Dégradations locatives et délai de remise en location

Juin 25, 2024 | Bail, Les chroniques de la Justice | 0 commentaires

Plaie d’argent n’est pas mortelle.

C’est ce qu’a pensé le juge dans l’affaire dont je vous parle aujourd’hui.

Madame B est locataire d’un appartement meublé à Metz depuis le 31 mai 2019.

En 2021, elle décide de quitter l’appartement et donne congé.

Cependant après restitution des lieux, elle est assignée en justice par son bailleur.

Celui-ci estime en effet :

  • d’une part que la locataire a dégradé le logement,
  • Et d’autre part qu’il a dû différer son projet de vente de l’appartement pendant plusieurs mois pour le remettre en l’état.

Le tribunal n’y voit pas de difficultés et condamne la locataire à indemniser ces deux préjudices à hauteur de plus de 2000 €.

Mécontente, la locataire forme un pourvoi en cassation.

Petite parenthèse : s’agissant d’un contentieux dont l’enjeu était inférieur à 5.000 €, l’appel n’était pas possible, seule la voie du pourvoi en cassation était ouverte (R213-9-4 du COJ).

Devant la Cour de cassation, la locataire soutient deux arguments :

  • Le tribunal aurait dû comparer les états des lieux d’entrée et de sortie pour juger si des dégradations avaient été commises par la locataire,
  • Le tribunal ne pouvait la condamner à prendre en charge les cinq mois de crédit ayant séparé la restitution des lieux de la vente alors que le bailleur avait simplement perdu une chance de vendre plus vite.

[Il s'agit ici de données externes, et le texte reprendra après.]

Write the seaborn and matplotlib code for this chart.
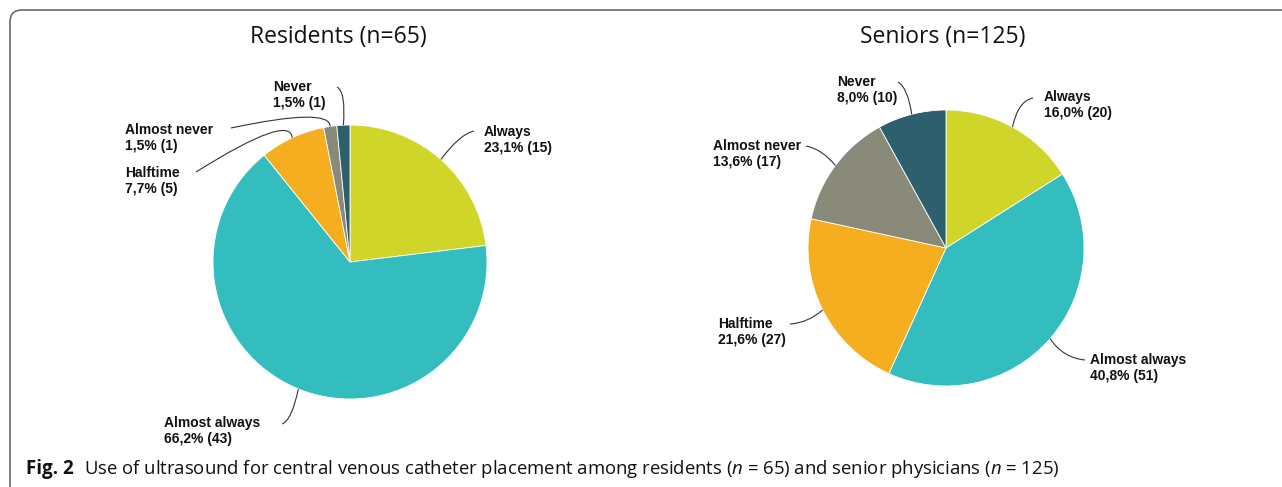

À votre avis, a-t-elle obtenu gain de cause ?

La réponse est oui.

Dans cet arrêt du 29 février 2024 (RG n° 22 – 23. 082), la Cour de cassation casse l’arrêt d’appel reprenant les deux moyens :

  • Le tribunal ne pouvait condamner la locataire au seul motif que le montant du devis travaux n’était pas excessif. Il devait comparer les états des lieux d’entrée et de sortie pour rechercher si les dégradations alléguées relevaient de l’usure normale et de la vétusté ou non.
  • En raison de l’aléa existant quant à une vente, la réparation de la perte de chance de vendre plus vite doit être mesuré à l’aune de la chance perdue et ne peut en aucun cas être égale à l’avantage qu’aurait procuré cette chance si elle s’était effectivement réalisée.

Ici, le bailleur demandait l’indemnisation des cinq mois des chances de prêt entre la libération de l’appartement et la vente soit 2080 €.

Autrement dit, le tribunal de renvoi devra estimer le pourcentage de chance perdue, concrètement faire une quote-part sur ces 2080 € en mesurant quelles étaient effectivement les chances du bailleur de vendre plus vite.

A retenir

  • C’est la base : obtenir une indemnité au titre des dégradations locatives suppose d’apporter la preuve de dégradations (par une comparaison de l’état des lieux d’entrée et de sortie) et de démontrer qu’il s’agit de véritables dégradations et non de vétusté ou d’une usure normale.

Par exemple une peinture défraîchie au bout de sept ans de location relève de l’usure normale et n’est donc pas imputable au locataire.

À l’inverse, des trous dans les murs sont des dégradations.

  •  Si les dégradations sont telles qu’elles imposent des travaux pendant une durée conséquente pour pouvoir relouer ou vendre, le bailleur peut demander la condamnation de son locataire à lui verser des dommages-intérêts en fonction du préjudice subi.